> **WRITTEN EXERCISE**
Restate, exactly and without pictures, the lines from the start of the listing below through the line holding "import plotly.graph_objects as go".

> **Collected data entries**
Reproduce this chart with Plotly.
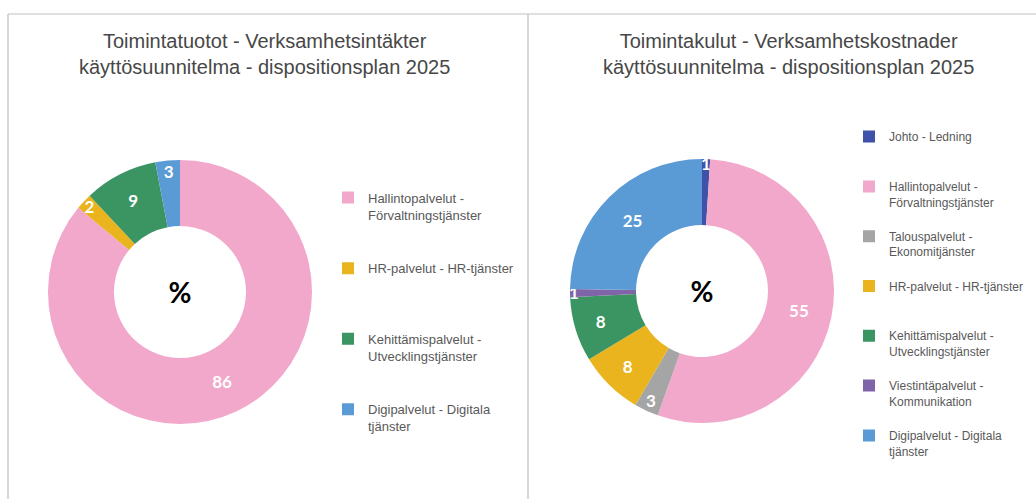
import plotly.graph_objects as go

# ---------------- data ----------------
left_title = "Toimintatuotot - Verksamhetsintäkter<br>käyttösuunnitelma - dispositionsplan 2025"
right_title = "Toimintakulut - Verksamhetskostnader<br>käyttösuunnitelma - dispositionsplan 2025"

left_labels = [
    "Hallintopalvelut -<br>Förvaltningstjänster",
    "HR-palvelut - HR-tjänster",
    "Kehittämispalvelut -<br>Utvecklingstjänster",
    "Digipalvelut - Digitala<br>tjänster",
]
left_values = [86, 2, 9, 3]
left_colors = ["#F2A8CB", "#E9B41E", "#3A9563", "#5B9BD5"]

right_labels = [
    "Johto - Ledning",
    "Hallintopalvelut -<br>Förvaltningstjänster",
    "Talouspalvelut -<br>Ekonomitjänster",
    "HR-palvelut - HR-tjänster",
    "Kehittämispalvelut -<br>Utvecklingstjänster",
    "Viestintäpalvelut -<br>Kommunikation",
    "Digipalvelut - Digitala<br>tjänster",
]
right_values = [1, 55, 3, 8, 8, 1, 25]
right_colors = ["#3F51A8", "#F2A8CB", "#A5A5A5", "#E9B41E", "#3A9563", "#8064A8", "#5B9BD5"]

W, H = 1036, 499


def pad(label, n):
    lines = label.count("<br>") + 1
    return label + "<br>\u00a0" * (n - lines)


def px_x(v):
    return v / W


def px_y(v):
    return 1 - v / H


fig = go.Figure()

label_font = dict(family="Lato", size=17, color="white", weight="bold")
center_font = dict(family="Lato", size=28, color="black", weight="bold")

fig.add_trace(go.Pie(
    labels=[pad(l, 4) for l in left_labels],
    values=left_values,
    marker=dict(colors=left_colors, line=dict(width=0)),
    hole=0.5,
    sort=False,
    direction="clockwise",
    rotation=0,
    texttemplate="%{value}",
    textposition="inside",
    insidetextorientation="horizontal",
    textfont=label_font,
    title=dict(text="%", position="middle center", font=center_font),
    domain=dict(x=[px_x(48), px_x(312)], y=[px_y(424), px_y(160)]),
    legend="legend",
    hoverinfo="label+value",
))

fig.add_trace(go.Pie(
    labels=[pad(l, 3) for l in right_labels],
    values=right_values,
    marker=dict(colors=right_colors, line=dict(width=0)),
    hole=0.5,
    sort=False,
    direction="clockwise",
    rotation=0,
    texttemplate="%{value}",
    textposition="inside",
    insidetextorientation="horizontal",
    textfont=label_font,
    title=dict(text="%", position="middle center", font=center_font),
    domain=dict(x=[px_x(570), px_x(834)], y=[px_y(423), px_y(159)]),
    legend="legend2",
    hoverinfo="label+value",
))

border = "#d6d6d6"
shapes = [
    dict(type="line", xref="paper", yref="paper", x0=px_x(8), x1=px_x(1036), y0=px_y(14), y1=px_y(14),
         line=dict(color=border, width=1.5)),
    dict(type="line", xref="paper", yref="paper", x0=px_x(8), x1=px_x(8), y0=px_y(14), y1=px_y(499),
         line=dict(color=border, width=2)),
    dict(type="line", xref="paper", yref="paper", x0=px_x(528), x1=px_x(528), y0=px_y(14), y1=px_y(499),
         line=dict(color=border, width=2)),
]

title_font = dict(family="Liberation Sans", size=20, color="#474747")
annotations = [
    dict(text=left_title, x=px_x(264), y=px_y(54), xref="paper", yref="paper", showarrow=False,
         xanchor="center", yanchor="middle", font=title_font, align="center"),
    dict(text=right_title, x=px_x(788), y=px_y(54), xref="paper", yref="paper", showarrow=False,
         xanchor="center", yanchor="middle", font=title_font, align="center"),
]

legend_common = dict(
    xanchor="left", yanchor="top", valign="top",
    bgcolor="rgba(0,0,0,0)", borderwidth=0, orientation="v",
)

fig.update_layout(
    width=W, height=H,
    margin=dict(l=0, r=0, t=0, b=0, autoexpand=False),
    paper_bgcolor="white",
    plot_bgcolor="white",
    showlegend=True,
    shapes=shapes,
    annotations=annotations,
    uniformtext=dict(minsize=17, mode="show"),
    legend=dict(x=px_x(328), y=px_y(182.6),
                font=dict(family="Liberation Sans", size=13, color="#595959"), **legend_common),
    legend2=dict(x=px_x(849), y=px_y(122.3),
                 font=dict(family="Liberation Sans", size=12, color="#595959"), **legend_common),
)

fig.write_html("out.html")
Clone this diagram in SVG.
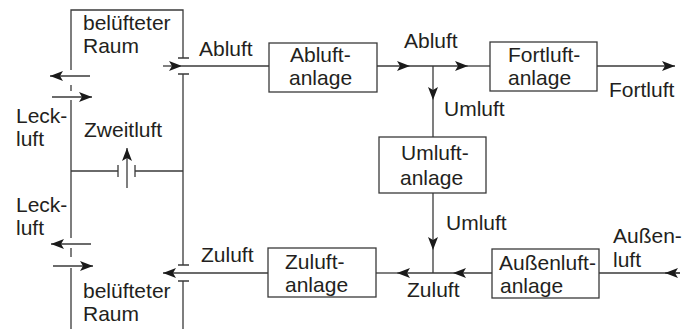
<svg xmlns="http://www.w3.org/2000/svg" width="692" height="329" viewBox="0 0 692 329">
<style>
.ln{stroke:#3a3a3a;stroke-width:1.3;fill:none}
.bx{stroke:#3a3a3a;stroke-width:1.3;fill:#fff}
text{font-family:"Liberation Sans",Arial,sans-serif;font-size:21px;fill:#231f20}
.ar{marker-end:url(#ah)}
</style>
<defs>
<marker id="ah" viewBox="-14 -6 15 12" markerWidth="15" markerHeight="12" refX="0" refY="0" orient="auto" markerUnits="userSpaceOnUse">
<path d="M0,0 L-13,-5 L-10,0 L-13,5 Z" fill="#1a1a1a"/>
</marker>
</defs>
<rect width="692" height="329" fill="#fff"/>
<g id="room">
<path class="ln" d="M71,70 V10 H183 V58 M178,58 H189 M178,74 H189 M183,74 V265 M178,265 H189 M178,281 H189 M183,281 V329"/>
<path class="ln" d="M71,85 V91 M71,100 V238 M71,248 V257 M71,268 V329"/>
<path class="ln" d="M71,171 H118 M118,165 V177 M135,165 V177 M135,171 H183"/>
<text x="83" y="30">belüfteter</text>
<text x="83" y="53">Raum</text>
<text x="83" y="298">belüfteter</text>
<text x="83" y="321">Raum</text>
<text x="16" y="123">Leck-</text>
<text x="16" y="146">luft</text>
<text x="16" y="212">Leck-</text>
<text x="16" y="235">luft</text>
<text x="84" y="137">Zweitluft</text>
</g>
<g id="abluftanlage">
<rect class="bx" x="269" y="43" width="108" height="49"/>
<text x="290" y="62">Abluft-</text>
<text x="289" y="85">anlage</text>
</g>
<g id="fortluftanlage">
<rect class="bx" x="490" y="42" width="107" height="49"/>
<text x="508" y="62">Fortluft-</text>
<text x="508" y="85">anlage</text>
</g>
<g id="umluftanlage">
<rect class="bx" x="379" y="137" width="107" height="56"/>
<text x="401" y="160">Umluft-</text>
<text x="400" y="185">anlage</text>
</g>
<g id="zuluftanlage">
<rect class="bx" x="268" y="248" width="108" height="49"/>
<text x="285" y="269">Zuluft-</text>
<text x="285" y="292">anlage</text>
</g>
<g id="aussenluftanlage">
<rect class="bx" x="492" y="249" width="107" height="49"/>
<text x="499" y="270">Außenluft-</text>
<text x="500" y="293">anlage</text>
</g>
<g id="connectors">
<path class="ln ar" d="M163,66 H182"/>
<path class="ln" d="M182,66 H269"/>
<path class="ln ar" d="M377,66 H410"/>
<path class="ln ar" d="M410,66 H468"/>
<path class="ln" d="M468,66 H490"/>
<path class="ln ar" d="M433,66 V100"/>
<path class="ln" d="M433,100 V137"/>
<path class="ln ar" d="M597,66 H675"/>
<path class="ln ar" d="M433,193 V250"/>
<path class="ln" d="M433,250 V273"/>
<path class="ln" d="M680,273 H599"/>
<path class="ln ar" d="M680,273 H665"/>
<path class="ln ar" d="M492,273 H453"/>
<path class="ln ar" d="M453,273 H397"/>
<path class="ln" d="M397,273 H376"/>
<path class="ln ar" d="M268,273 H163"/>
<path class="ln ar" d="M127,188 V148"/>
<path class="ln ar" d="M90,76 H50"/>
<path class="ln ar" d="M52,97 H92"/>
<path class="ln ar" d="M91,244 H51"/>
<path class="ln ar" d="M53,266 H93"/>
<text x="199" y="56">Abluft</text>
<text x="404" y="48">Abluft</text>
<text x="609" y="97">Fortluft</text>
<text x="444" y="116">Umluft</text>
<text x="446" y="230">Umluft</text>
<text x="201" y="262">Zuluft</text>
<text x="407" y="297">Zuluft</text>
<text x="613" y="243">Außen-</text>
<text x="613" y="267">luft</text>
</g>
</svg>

> **SOLUTION TO THE PROBLEM**
Reproduce this chart with Plotly.
import plotly.graph_objects as go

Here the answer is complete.